For this reason, proper storage begins even before filling the jar.
The importance of sterilizing jars and utensils
One of the most important and often underestimated aspects is the sterilization of containers and tools used during pesto preparation and packaging.
Jars, lids, spoons, spatulas, and any utensil that comes into contact with the product must be thoroughly washed and sterilized before use.
Even minimal contamination can accelerate spoilage and significantly reduce shelf life.
Under hygienically controlled production conditions, using sterilized containers, perfectly clean utensils, and maintaining a constant cold chain, fresh pesto can last up to around 28 days in the refrigerator. However, the actual shelf life depends on the recipe, ingredient quality, and storage conditions.

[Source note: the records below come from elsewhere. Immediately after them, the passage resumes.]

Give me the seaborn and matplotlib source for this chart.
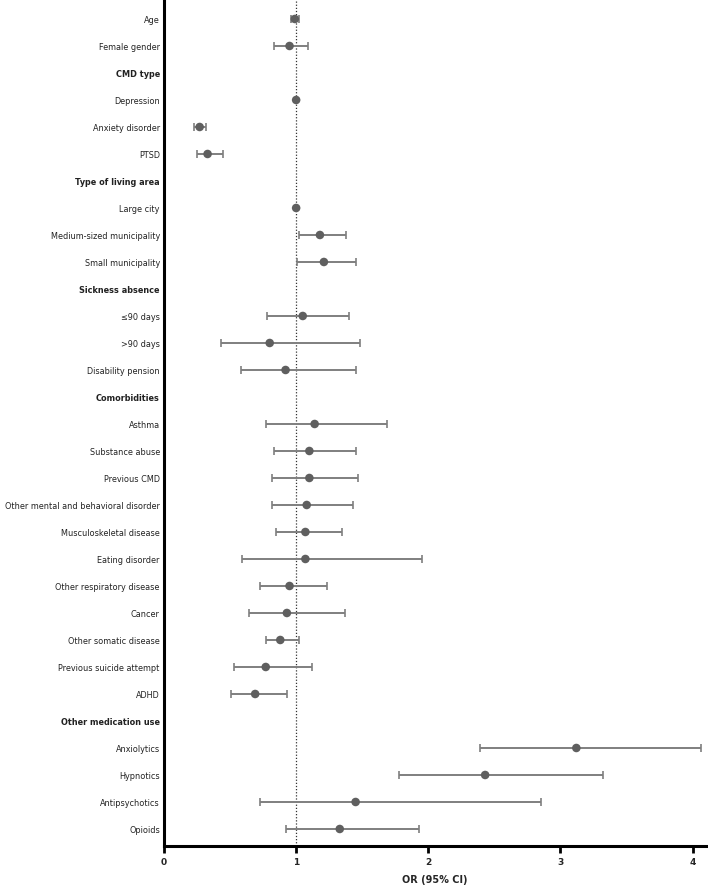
import numpy as np
import pandas as pd
import matplotlib.pyplot as plt
import seaborn as sns

# forest plot data (nan = header row / reference with no CI)
labels = ["Age", "Female gender", "CMD type", "Depression", "Anxiety disorder", "PTSD",
          "Type of living area", "Large city", "Medium-sized municipality", "Small municipality",
          "Sickness absence", "\u226490 days", ">90 days", "Disability pension",
          "Comorbidities", "Asthma", "Substance abuse", "Previous CMD",
          "Other mental and behavioral disorder", "Musculoskeletal disease", "Eating disorder",
          "Other respiratory disease", "Cancer", "Other somatic disease",
          "Previous suicide attempt", "ADHD",
          "Other medication use", "Anxiolytics", "Hypnotics", "Antipsychotics", "Opioids"]
headers = ["CMD type", "Type of living area", "Sickness absence", "Comorbidities", "Other medication use"]
odds = [0.99, 0.95, np.nan, 1.0, 0.27, 0.33,
        np.nan, 1.0, 1.18, 1.21,
        np.nan, 1.05, 0.80, 0.92,
        np.nan, 1.14, 1.10, 1.10, 1.08, 1.07, 1.07,
        0.95, 0.93, 0.88, 0.77, 0.69,
        np.nan, 3.12, 2.43, 1.45, 1.33]
ci_low = [0.96, 0.83, np.nan, np.nan, 0.23, 0.25,
          np.nan, np.nan, 1.02, 1.01,
          np.nan, 0.78, 0.43, 0.58,
          np.nan, 0.77, 0.83, 0.82, 0.82, 0.85, 0.59,
          0.73, 0.64, 0.77, 0.53, 0.51,
          np.nan, 2.39, 1.78, 0.73, 0.92]
ci_high = [1.02, 1.09, np.nan, np.nan, 0.32, 0.45,
           np.nan, np.nan, 1.38, 1.45,
           np.nan, 1.40, 1.48, 1.45,
           np.nan, 1.69, 1.45, 1.47, 1.43, 1.35, 1.95,
           1.23, 1.37, 1.02, 1.12, 0.93,
           np.nan, 4.06, 3.32, 2.85, 1.93]

df = pd.DataFrame({"label": labels, "or": odds, "lo": ci_low, "hi": ci_high})
df["pos"] = np.arange(len(df))

sns.set_style("white")
plt.rcParams['font.family'] = ['DejaVu Sans']

fig = plt.figure(figsize=(7.08, 8.87), dpi=100)
ax = fig.add_axes([0.2316, 0.0451, 0.7654, 0.9549])

ax.axvline(1, color="#333333", linestyle=(0, (1, 1.5)), linewidth=0.9, zorder=1)

ci = df.dropna(subset=["lo"])
ax.errorbar(ci["or"], ci["pos"], xerr=[ci["or"] - ci["lo"], ci["hi"] - ci["or"]],
            fmt="none", ecolor="#7f7f7f", elinewidth=1.4, capsize=3, capthick=1.2, zorder=2)
sns.scatterplot(data=df.dropna(subset=["or"]), x="or", y="pos", color="#5f5f5f",
                s=38, edgecolor="none", zorder=3, ax=ax)

ax.set_ylim(len(df) - 1 + 0.63, -0.74)
ax.set_xlim(0, 4.1)
ax.set_yticks(df["pos"])
ax.set_yticklabels(df["label"], fontsize=5.9, color="#222222")
for t in ax.get_yticklabels():
    if t.get_text() in headers:
        t.set_fontweight("bold")
ax.tick_params(axis="y", length=0, pad=3)
ax.set_xticks([0, 1, 2, 3, 4])
ax.set_xticklabels(["0", "1", "2", "3", "4"], fontsize=6.5, fontweight="bold")
ax.tick_params(axis="x", length=5, width=2, direction="out", pad=3, color="black", bottom=True)
ax.set_xlabel("OR (95% CI)", fontsize=7, fontweight="bold", labelpad=6)
ax.set_ylabel("")

sns.despine(ax=ax, top=True, right=True)
ax.spines["left"].set_linewidth(2.2)
ax.spines["bottom"].set_linewidth(2.2)
ax.spines["left"].set_color("black")
ax.spines["bottom"].set_color("black")

fig.savefig("out.png", dpi=100)
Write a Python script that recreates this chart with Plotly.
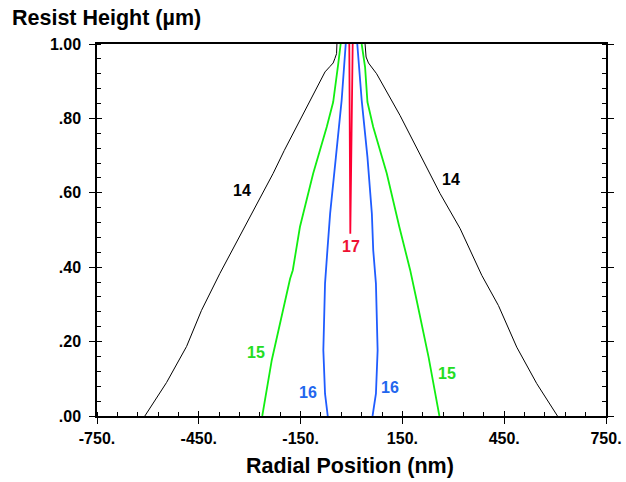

How to store fresh pesto in the fridge
To properly store fresh pesto:
- Use a perfectly clean and sterilized container.
- Fill the jar leaving as little air as possible.
- Cover the surface with a thin layer of extra virgin olive oil.
- Seal the container tightly.
- Store in the refrigerator at a temperature between 0°C and 4°C.
The olive oil creates a protective barrier that limits oxygen exposure and helps preserve the natural green color of basil.
How to prevent pesto from turning black
Pesto darkening is mainly caused by basil oxidation.
To reduce it:
- Minimize air exposure.
- Always keep the container tightly closed.
- Maintain a constant refrigeration temperature.
- Use appropriately sized containers.
- Avoid frequently opening the jar.
A slight darkening on the surface does not necessarily mean the product is spoiled; it is usually a sign of oxidation.
Can you freeze pesto?
Yes. Freezing is one of the best methods for long-term storage of pesto.
For best results:
- Divide pesto into small portions.
- Use freezer-safe containers or bags.
- Avoid refreezing once thawed.
In the freezer, pesto can maintain its quality for several months.
Common mistakes to avoid
The most common mistakes are:
- Using non-sterilized jars.
- Leaving air inside the container.
- Storing pesto at too high temperatures.
- Using dirty utensils during serving.
- Leaving the product outside the fridge for extended periods.
Even pesto made with high-quality ingredients can spoil quickly if not stored properly.
Conclusion
Proper storage of fresh pesto requires attention to detail, from sterilizing jars and utensils to maintaining a constant cold chain. By following these simple practices, it is possible to preserve the authentic flavor of pesto, maintain its natural color, and extend its shelf life without compromising quality.